Tuesday, December 29, 2009

Sol Returns

The sun was out today and the wind was calm. A great day to ride.

We received 3" of snow on Sunday morning. The roads are mostly clear, but this evening the sun and salt melted roads re-froze as the temp dropped below 20.

My rear derailleur froze today - the brifter lever would move, but the derailleur would not move. I was able to wiggle it free and when I got home I sprayed WD-40 in the joints. Has anyone had that problem before?

Happy riding!


Oldfool said...

Years ago I had that problem. The fix. I moved further south.
I still have the problem but it's caused by rust and mud.

Big Oak said...

Ha ha, that is a good solution!

Apertome said...

Haven't had a derailleur freeze. Do you think there was ice on it, or maybe the lube just gave up? Did you use the WD-40 to free up the parts, and then lube with something else, or is it the primary lube WD-40 isn't really good for these kinds of things, it's too thin and won't last long.

If there was ice, I'd guess you splashed something on it during your ride, which then froze. Not sure.

Watch out for that re-freezing. I never have a problem with fresh snow, but once it melts and re-freezes, things get ugly! Speaking of which, I'm about to head to work, and the bike path is likely to be a block of ice. Ugh.

Jon said...

I, too, found a solution to the frozen drailleur dilemma: Fixed Gear. I don't even have to worry about the brakes icing up!

I second Apertome on the lube. Use WD-40 to clean things, then lube with a Teflon-based lube and you should have pretty good luck.

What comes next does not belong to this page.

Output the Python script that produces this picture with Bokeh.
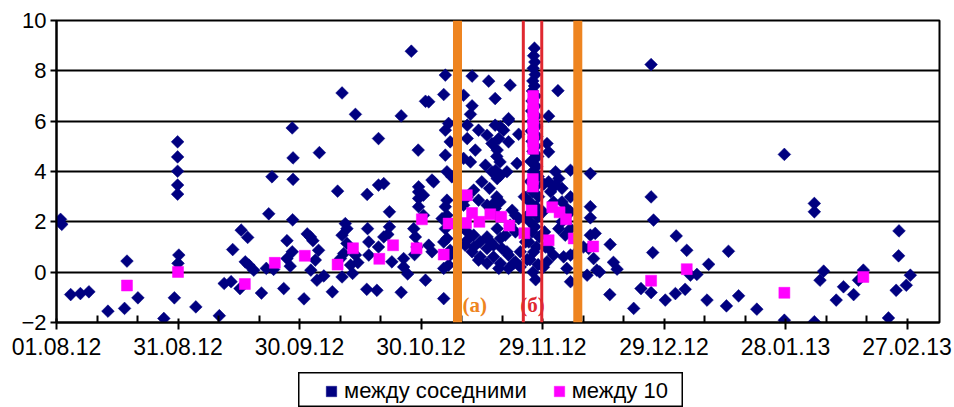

Unfortunately, if the derailleur is getting coated with slush, which then freezes, there just isn't much you can do other than chip it off, periodically, as you ride. (Run-on Sentences R Us)

Big Oak said...

Thanks Michael and Jon, I figured WD-40 is probably only temporary. On the label it says it displaces water, so temporarily it is ok (I hope).

I'm realizing this winter riding is not the piece of cake that summer riding is. I can see why people ride fixed gear in the winter.

rlove2bike said...

Glad to see you are out there. I second Jon,s idea. That was one of the main reasons I bought a fixed gear. A very good friend of mine commuted year around in Duluth MN. He also worked the night shift and the roads can get a bit dicey at 2AM in the winter, but I digress. I lived with the same problem...I just used an old bike in the winter and lubed and washed a lot. My friend convinced me to go fixed gear. When I finally bought the fixed gear, I made sure it would fit studded tires. This is my first year on it and no troubles so far. Good Luck

Big Oak said...

rlove2bike - thanks for your input. I have a fixed gear, my old Schwinn LeTour III, but that has sentimental values, so I won't be using that in the salt. I do however, have a Kuwahara I bought for $20 that just might make a good fixed gear for winter riding.